All's well that ends well, Shakespeare observed, and the summer of the Metropolitan Opera's discontent could not have ended any better than with its smashing new production of Mozart's Le Nozze di Figaro.
Apart from the anxiety over the contract negotiations between the Met and its unions that left the season in doubt, just about anything that could go wrong with mounting a new operatic production did in the case of this Figaro. The director quit, one of the stars bowed out pleading sickness, and the labor dispute threatened to scrap the entire project.
But one by one each obstacle was overcome. The brilliant director Richard Eyre took over the reins of the production, the young soprano Amanda Majeski was recruited to sing Countess Almaviva, and James Levine was in the pit. The result is a sumptuous feast of marvelous music, gorgeous singing, farcical humor, and sexy romance
It's a feast opera lovers around the globe will be able to partake of when the Met offers its Oct. 18 matinee performance of Mozart's comedy as part of its Live in HD series in over 2,000 theaters in 68 different countries.

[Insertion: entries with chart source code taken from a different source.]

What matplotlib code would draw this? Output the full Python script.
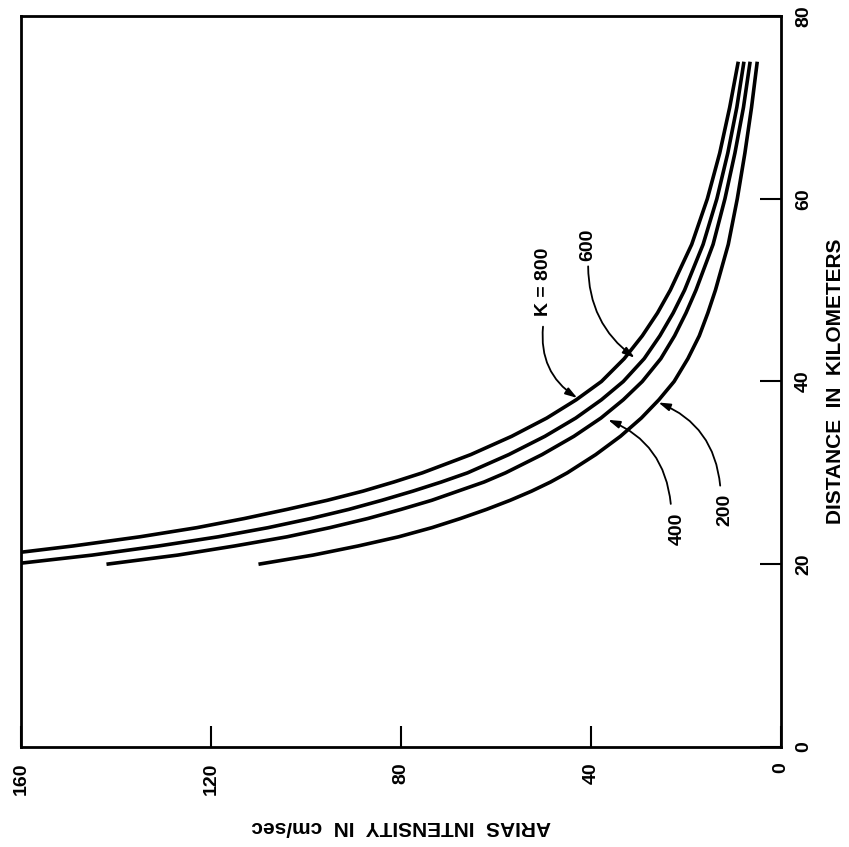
import matplotlib
matplotlib.use('agg')
import matplotlib.pyplot as plt

plt.rcParams['font.family'] = ['Liberation Sans', 'DejaVu Sans']
plt.rcParams['font.weight'] = 'bold'

# distance (km) and Arias intensity (cm/sec)
distance = [20, 21, 22, 23, 24, 25, 26, 27, 28, 29, 30, 32, 34, 36, 38, 40,
            42.5, 45, 47.5, 50, 55, 60, 65, 70, 75]
arias_k800 = [184, 165, 149, 135, 123, 113, 104, 95.5, 88, 81.5, 75.5, 65.3, 56.7,
              49.3, 43.1, 37.8, 33, 29.2, 26, 23.3, 18.8, 15.5, 12.9, 10.8, 9.0]
arias_k600 = [162, 145, 131, 118.5, 108, 99, 91, 84, 77.5, 71.5, 66, 57.3, 49.7,
              43.2, 37.8, 33.2, 28.8, 25.5, 22.7, 20.3, 16.4, 13.5, 11.2, 9.3, 7.8]
arias_k400 = [142, 127, 115, 104, 95, 87, 80, 73.5, 68, 62.5, 58, 50.3, 43.6,
              37.9, 33.2, 29.2, 25.3, 22.4, 20, 17.9, 14.3, 11.8, 9.7, 7.9, 6.5]
arias_k200 = [110, 98.5, 89, 80.5, 73.5, 67.5, 62, 57, 52.5, 48.5, 45, 39, 33.8,
              29.4, 25.7, 22.5, 19.6, 17.2, 15.4, 13.8, 11.1, 9.2, 7.6, 6.2, 5.0]

# label text, label position (intensity, distance), arrow tail, arrow tip
labels = ['K = 800', '600', '400', '200']
label_pos = [(50.1, 50.9), (40.6, 55.0), (21.9, 23.9), (11.8, 25.9)]
arrow_tail = [(50.1, 46.0), (40.6, 52.6), (23.2, 26.6), (12.8, 28.6)]
arrow_tip = [(42.9, 38.2), (30.8, 42.6), (36.4, 35.8), (25.8, 37.7)]
arrow_rad = [0.3, 0.25, 0.3, 0.3]

fig = plt.figure(figsize=(8.49, 8.47), dpi=100)
ax = fig.add_axes([0.0247, 0.1181, 0.8952, 0.8630])

for series in [arias_k800, arias_k600, arias_k400, arias_k200]:
    ax.plot(series, distance, color='black', lw=2.6, solid_capstyle='butt',
            solid_joinstyle='round')

for i in range(len(labels)):
    ax.text(label_pos[i][0], label_pos[i][1], labels[i], rotation=90,
            ha='center', va='center', fontsize=14, fontweight='bold')
    ax.annotate('', xy=arrow_tip[i], xytext=arrow_tail[i],
                arrowprops=dict(arrowstyle='-|>,head_length=0.7,head_width=0.22',
                                color='black', lw=1.3, shrinkA=0, shrinkB=0,
                                connectionstyle='arc3,rad=%s' % arrow_rad[i]))

ax.set_xlim(160, 0)
ax.set_ylim(0, 80)
ax.set_xticks([160, 120, 80, 40, 0])
ax.set_yticks([0, 20, 40, 60, 80])
ax.yaxis.tick_right()
ax.yaxis.set_label_position('right')
ax.tick_params(direction='in', length=15, width=1.5, labelsize=14)
ax.tick_params(axis='x', pad=11, labelrotation=90)
ax.tick_params(axis='y', pad=10, labelrotation=90)
for lab in ax.get_yticklabels():
    lab.set_va('center')
for lab in ax.get_xticklabels() + ax.get_yticklabels():
    lab.set_fontweight('bold')
for sp in ax.spines.values():
    sp.set_linewidth(2)

ax.set_xlabel('ARIAS  INTENSITY  IN  cm/sec', fontsize=15, fontweight='bold',
              rotation=180, labelpad=16)
ax.set_ylabel('DISTANCE  IN  KILOMETERS', fontsize=15, fontweight='bold',
              rotation=90, labelpad=10)

fig.savefig('out.png', dpi=100)
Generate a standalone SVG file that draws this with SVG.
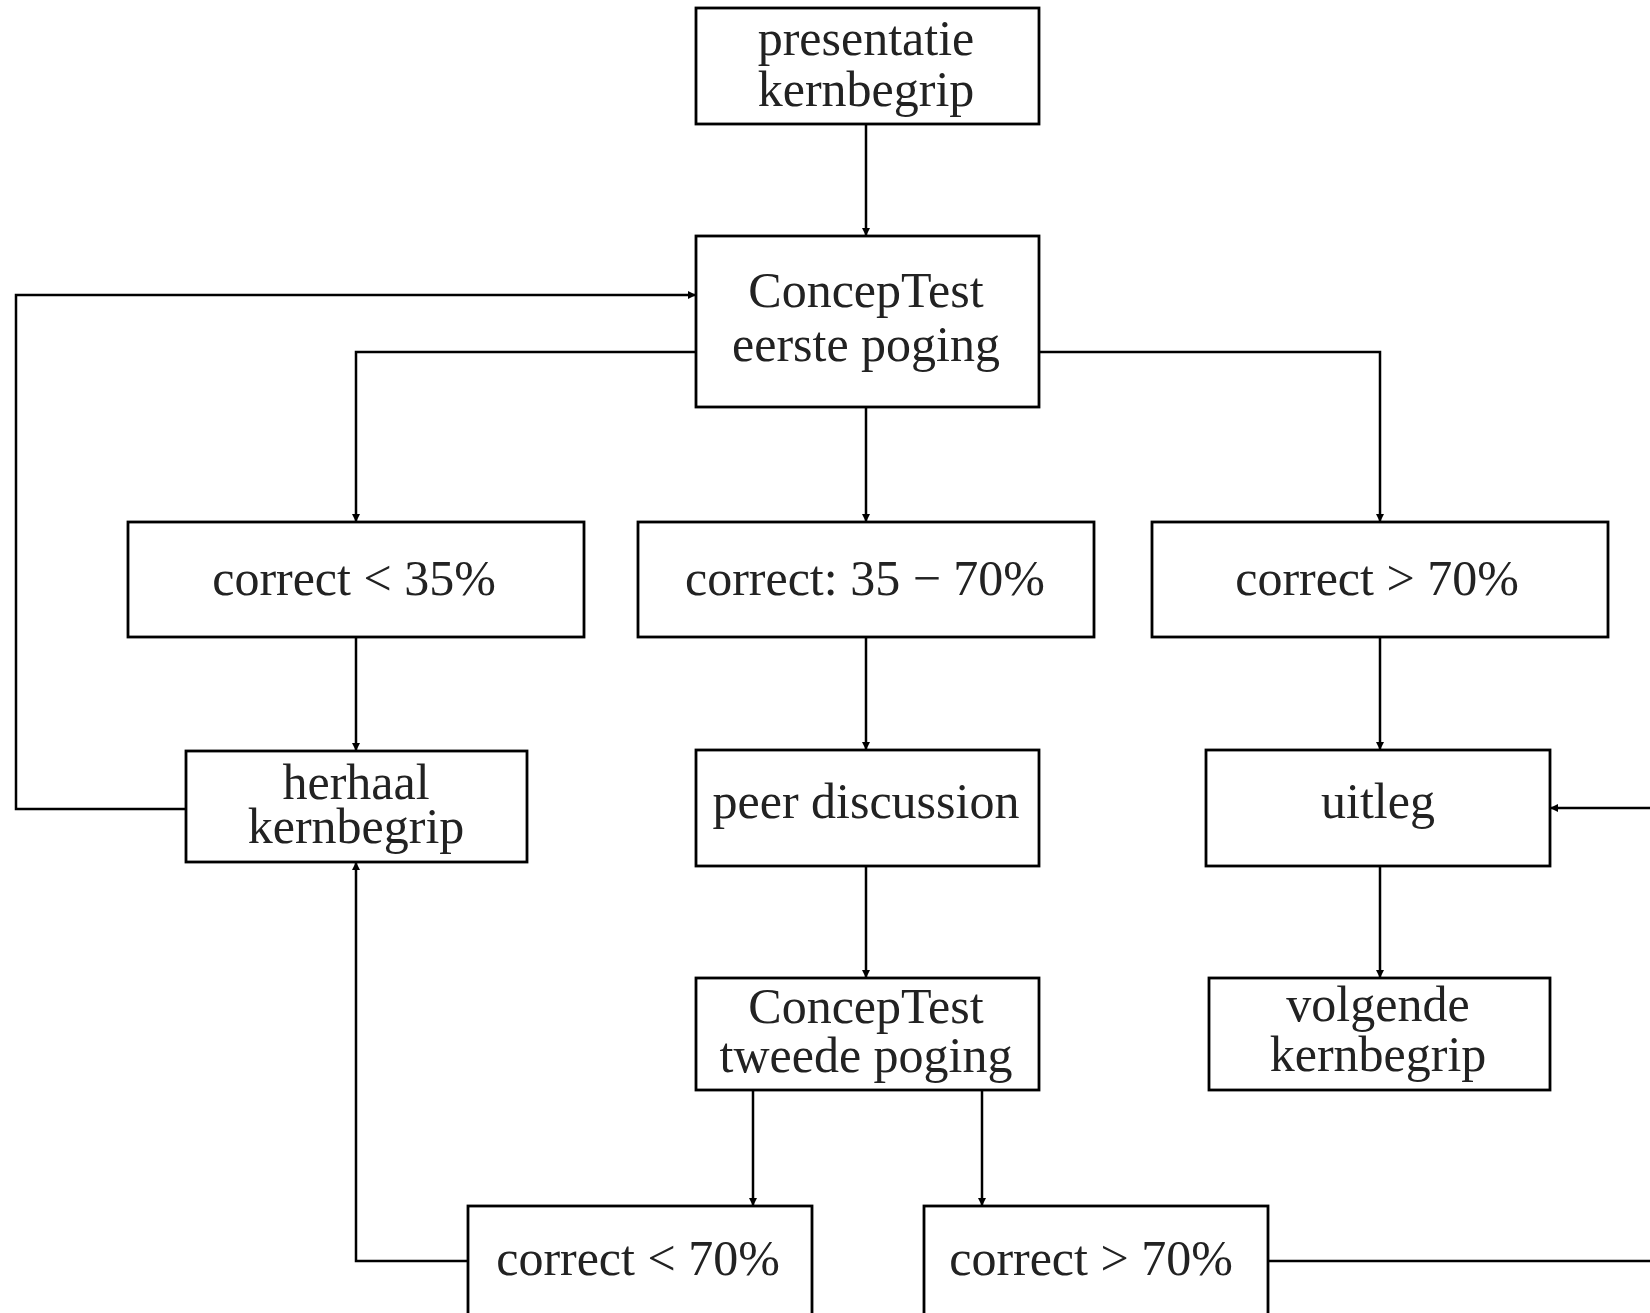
<svg xmlns="http://www.w3.org/2000/svg" width="1650" height="1313" viewBox="0 0 1650 1313">
<style>
.box{fill:#fff;stroke:#000;stroke-width:2.8}
.lbl{font-family:"Liberation Serif","DejaVu Serif",serif;font-size:50px;fill:#222;text-anchor:middle}
.con{fill:none;stroke:#000;stroke-width:2.5}
</style>
<defs>
<marker id="arr" viewBox="0 0 10 10" refX="10" refY="5" markerWidth="8" markerHeight="8" markerUnits="userSpaceOnUse" orient="auto">
<path d="M0,0 L10,5 L0,10 Z" fill="#000"/>
</marker>
</defs>
<g id="connectors">
<path class="con" d="M866,124 V236" marker-end="url(#arr)"/>
<path class="con" d="M696,352 H356 V522" marker-end="url(#arr)"/>
<path class="con" d="M866,407 V522" marker-end="url(#arr)"/>
<path class="con" d="M1039,352 H1380 V522" marker-end="url(#arr)"/>
<path class="con" d="M356,637 V751" marker-end="url(#arr)"/>
<path class="con" d="M866,637 V750" marker-end="url(#arr)"/>
<path class="con" d="M1380,637 V750" marker-end="url(#arr)"/>
<path class="con" d="M186,809 H16 V295 H696" marker-end="url(#arr)"/>
<path class="con" d="M866,866 V978" marker-end="url(#arr)"/>
<path class="con" d="M1380,866 V978" marker-end="url(#arr)"/>
<path class="con" d="M753,1090 V1206" marker-end="url(#arr)"/>
<path class="con" d="M982,1090 V1206" marker-end="url(#arr)"/>
<path class="con" d="M468,1261 H356 V862" marker-end="url(#arr)"/>
<path class="con" d="M1268,1261 H1650"/>
<path class="con" d="M1650,808 H1550" marker-end="url(#arr)"/>
</g>
<g id="presentatie">
<rect class="box" x="696" y="8" width="343" height="116"/>
<text class="lbl" x="866" y="55">presentatie</text>
<text class="lbl" x="866" y="106">kernbegrip</text>
</g>
<g id="concep1">
<rect class="box" x="696" y="236" width="343" height="171"/>
<text class="lbl" x="866" y="307">ConcepTest</text>
<text class="lbl" x="866" y="361">eerste poging</text>
</g>
<g id="c35">
<rect class="box" x="128" y="522" width="456" height="115"/>
<text class="lbl" x="354" y="595">correct  &lt; 35%</text>
</g>
<g id="c3570">
<rect class="box" x="638" y="522" width="456" height="115"/>
<text class="lbl" x="865" y="595">correct: 35 − 70%</text>
</g>
<g id="c70">
<rect class="box" x="1152" y="522" width="456" height="115"/>
<text class="lbl" x="1377" y="595">correct  &gt; 70%</text>
</g>
<g id="herhaal">
<rect class="box" x="186" y="751" width="341" height="111"/>
<text class="lbl" x="356" y="799">herhaal</text>
<text class="lbl" x="356" y="843">kernbegrip</text>
</g>
<g id="peer">
<rect class="box" x="696" y="750" width="343" height="116"/>
<text class="lbl" x="866" y="818">peer discussion</text>
</g>
<g id="uitleg">
<rect class="box" x="1206" y="750" width="344" height="116"/>
<text class="lbl" x="1378" y="818">uitleg</text>
</g>
<g id="concep2">
<rect class="box" x="696" y="978" width="343" height="112"/>
<text class="lbl" x="866" y="1023">ConcepTest</text>
<text class="lbl" x="866" y="1072">tweede poging</text>
</g>
<g id="volgende">
<rect class="box" x="1209" y="978" width="341" height="112"/>
<text class="lbl" x="1378" y="1021">volgende</text>
<text class="lbl" x="1378" y="1071">kernbegrip</text>
</g>
<g id="c70b">
<rect class="box" x="468" y="1206" width="344" height="130"/>
<text class="lbl" x="638" y="1275">correct &lt; 70%</text>
</g>
<g id="c70c">
<rect class="box" x="924" y="1206" width="344" height="130"/>
<text class="lbl" x="1091" y="1275">correct &gt; 70%</text>
</g>
</svg>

Mozart's 1786 opera is at heart a timeless sex farce that in both his exquisite music and in Lorenzo Da Ponte's libretto, based on the second play of Beaumarchais' Figaro trilogy, does not overlook the real grief that deception and duplicity can bring.
Eyre moves the time from the 18th century to the 1930's, but keeps it set in a villa outside Seville, although the costumes suggest more of an English country house: Downton Abbey visits the Costa del Sol.
The entire opera takes place on the wedding day for Figaro and Susanna, servants in the household of Count Almaviva. The Count is a strong believer in certain old-fashioned values, especially the droit du seigneur, and he sets out to claim his right to Susanna. Figaro, however, has other ideas and conjures a plan to thwart the count.
During the course of the day, a half dozen other amours and intrigues complicate matters. Jealousies flare and passions blaze only to fizzle and then flame back to life. Would-be lovers hide under beds and in closets and jump out of windows. Old secrets come to light and billets-doux go astray. Assignations are made and then not kept.
It is a classic romp and is brought delightfully to life by a splendid cast under Eyre's watchful eye that misses no detail, however small. Masterful theater director that he is, Eyre provides something to watch every moment, starting with Mozart's enchanting overture when a half-naked maid comes running across the stage followed by a satisfied-looking Count.
All of the singers are excellent actors and Eyre keeps everyone occupied and engaged in the scene while onstage, even if someone else is in the spotlight. Something is going on all the time, even in the scene changes: maids dust and sweep, footmen bustle hither and thither.
The Russian basso Ildar Abdrazakov, singing the title role, is a conniving valet in his opening act cavatina "Se vuol ballare," plotting revenge on the Count, then is a knowing man of the world in his "Non piu andrai" aria and later in the rather cynical "Aprite un po quegli occhi." As his betrothed, the German soprano Marlis Peterson is a fetching and frolicsome Susanna, shrewder than anyone else in the house. Her opening duet with Figaro sets the tone for the production.
Majeski makes a promising debut at the Met as the Countess, the voice of somber reality amid all the frivolity. Her "Dove sono," one of Mozart's loveliest arias, is full of wistful longing that cuts to the heart. As the Count, the Swedish baritone Peter Mattei presents a first-class cad, a dashing man of privilege who can't quite understand why everyone is against him.
And the hometown mezzo Isabel Leonard is a joy in the trouser role of Cherubino, the pageboy who falls in love with every woman he sees. The scene in which Susanna and the Countess dress him as a woman -- in fact, a woman playing a man playing a woman -- is a highlight of the evening.
Maestro Levine, who according to program notes has conducted over 65 "Nozze di Figaro" performances over the past 30 years, captures every nuance of Mozart's rich score. And Robert Morrison provides admirable harpsichord accompaniment to the recitatives.
One question may be begged about setting the production in 1930's Seville by the historical fact that a civil war is raging in Spain while all the shenanigans are taking place in the Almaviva house. But there is no worry about any bombs falling on the Met's new Nozze di Figaro. It's simply a thrilling night at the opera.